* BEGIN *

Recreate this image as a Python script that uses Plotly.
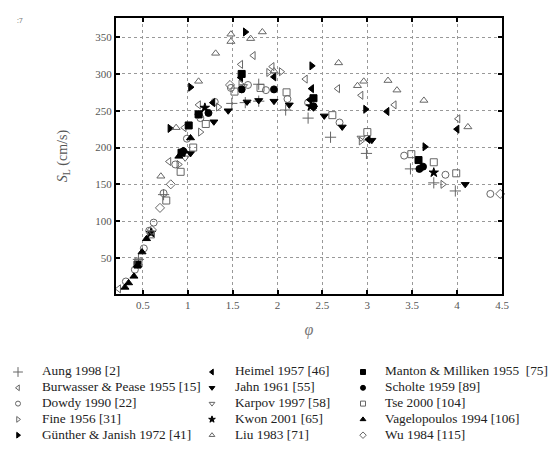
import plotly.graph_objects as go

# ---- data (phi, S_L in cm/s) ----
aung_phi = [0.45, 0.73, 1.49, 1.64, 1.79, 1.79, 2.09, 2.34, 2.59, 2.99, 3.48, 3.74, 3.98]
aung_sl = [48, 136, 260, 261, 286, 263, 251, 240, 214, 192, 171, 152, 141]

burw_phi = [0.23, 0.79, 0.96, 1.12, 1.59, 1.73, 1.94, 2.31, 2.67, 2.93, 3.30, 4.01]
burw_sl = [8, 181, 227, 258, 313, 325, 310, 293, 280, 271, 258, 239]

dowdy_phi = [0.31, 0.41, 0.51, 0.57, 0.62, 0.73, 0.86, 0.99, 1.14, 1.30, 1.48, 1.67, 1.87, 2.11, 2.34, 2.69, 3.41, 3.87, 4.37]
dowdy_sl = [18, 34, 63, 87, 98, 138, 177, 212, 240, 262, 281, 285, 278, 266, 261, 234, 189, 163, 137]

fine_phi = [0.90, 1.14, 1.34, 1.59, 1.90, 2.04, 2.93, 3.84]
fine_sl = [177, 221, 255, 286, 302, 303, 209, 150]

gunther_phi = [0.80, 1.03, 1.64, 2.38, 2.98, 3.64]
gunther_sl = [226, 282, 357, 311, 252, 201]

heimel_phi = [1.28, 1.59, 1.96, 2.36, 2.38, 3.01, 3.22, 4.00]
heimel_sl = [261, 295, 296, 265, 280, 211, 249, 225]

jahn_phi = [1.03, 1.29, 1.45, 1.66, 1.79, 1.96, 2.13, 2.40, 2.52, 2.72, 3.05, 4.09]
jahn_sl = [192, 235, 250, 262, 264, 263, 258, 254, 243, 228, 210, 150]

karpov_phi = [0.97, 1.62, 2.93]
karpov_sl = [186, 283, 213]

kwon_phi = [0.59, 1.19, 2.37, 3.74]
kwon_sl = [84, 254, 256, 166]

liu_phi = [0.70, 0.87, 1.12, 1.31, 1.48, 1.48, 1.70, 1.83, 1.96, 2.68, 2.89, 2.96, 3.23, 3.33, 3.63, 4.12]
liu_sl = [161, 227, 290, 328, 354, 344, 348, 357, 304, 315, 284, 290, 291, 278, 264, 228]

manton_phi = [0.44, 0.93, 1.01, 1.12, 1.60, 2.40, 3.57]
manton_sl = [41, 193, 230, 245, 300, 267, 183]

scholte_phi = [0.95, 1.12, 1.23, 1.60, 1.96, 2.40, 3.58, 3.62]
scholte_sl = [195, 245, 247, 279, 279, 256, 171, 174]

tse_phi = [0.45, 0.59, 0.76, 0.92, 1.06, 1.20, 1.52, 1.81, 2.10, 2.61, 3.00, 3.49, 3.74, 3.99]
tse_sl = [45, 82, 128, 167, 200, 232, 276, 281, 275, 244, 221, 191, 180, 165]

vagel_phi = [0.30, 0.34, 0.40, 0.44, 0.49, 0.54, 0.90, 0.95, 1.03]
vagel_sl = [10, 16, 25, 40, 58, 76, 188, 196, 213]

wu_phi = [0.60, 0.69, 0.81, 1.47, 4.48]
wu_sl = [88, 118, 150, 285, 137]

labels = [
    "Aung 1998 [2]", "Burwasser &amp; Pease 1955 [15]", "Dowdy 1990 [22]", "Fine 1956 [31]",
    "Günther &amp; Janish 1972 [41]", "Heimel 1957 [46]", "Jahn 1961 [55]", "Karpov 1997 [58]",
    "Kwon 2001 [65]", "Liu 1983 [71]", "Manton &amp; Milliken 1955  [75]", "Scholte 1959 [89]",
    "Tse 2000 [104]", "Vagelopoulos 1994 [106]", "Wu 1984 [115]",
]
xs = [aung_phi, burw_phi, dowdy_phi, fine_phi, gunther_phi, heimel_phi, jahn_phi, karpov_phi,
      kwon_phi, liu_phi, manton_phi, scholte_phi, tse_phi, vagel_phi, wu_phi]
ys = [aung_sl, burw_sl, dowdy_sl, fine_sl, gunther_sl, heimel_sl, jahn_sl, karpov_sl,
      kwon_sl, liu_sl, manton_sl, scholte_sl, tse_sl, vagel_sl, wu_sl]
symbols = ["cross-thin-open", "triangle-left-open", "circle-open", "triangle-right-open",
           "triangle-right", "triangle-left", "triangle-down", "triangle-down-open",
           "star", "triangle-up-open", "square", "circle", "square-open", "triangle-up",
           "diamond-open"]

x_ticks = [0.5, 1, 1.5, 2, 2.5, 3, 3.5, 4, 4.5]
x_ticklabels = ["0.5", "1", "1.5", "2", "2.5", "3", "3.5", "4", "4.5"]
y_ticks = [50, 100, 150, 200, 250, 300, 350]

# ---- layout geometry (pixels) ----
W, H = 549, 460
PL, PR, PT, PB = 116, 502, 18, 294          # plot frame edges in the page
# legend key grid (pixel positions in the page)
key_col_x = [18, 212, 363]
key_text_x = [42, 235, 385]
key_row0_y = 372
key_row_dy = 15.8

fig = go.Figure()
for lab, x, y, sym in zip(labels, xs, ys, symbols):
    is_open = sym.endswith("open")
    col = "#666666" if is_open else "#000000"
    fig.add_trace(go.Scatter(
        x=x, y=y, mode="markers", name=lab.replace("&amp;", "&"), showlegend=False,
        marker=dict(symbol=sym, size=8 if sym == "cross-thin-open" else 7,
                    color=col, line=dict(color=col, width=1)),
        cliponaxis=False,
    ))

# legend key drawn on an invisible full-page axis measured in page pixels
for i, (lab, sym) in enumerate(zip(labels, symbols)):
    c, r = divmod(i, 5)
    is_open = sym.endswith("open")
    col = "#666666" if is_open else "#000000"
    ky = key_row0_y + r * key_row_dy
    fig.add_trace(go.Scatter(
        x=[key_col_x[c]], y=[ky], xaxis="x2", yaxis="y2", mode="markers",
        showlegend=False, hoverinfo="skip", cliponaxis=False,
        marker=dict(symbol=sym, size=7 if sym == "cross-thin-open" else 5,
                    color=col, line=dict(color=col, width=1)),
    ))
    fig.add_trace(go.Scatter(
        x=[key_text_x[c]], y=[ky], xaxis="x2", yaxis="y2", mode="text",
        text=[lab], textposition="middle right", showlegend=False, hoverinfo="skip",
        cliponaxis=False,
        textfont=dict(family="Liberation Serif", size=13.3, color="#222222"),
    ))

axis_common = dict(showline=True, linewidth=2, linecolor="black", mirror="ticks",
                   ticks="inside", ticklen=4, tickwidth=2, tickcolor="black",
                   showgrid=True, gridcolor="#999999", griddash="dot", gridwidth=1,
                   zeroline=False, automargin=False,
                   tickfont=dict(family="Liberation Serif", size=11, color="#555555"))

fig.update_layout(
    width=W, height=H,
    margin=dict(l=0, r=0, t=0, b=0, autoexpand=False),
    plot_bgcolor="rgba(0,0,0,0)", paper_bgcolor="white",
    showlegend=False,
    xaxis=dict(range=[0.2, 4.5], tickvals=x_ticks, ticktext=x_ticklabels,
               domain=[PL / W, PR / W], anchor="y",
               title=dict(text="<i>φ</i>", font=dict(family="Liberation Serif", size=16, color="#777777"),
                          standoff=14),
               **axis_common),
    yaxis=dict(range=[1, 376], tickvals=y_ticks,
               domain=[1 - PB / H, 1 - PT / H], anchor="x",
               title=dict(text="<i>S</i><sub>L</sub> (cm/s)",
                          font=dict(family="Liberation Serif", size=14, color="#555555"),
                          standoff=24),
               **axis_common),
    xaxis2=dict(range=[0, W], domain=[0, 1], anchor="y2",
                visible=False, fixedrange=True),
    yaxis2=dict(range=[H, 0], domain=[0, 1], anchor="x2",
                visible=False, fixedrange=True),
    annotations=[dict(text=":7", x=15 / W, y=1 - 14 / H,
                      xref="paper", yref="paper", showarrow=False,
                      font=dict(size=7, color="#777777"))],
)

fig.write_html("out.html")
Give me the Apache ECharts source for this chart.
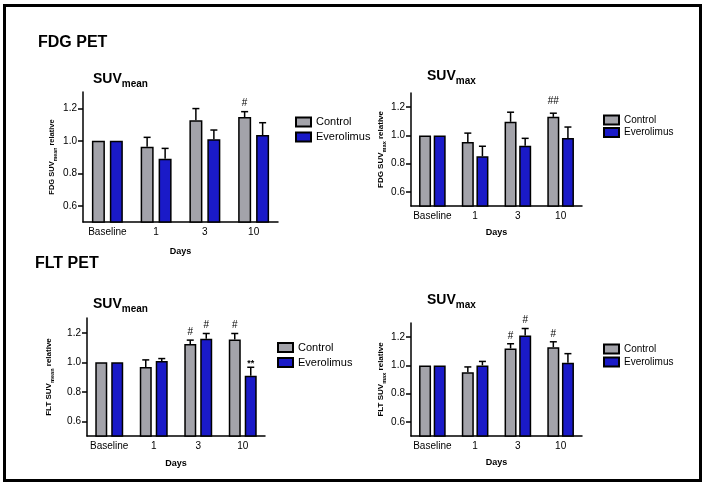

* END *

▶ THE TASK:
Every line from the top of the entries through the line that holds "271, 258, 239]" is to be quoted exactly, please, and nothing else; omit the pictures.

▶ REPLY:
Recreate this image as a Python script that uses Plotly.
import plotly.graph_objects as go

# ---- data (phi, S_L in cm/s) ----
aung_phi = [0.45, 0.73, 1.49, 1.64, 1.79, 1.79, 2.09, 2.34, 2.59, 2.99, 3.48, 3.74, 3.98]
aung_sl = [48, 136, 260, 261, 286, 263, 251, 240, 214, 192, 171, 152, 141]

burw_phi = [0.23, 0.79, 0.96, 1.12, 1.59, 1.73, 1.94, 2.31, 2.67, 2.93, 3.30, 4.01]
burw_sl = [8, 181, 227, 258, 313, 325, 310, 293, 280, 271, 258, 239]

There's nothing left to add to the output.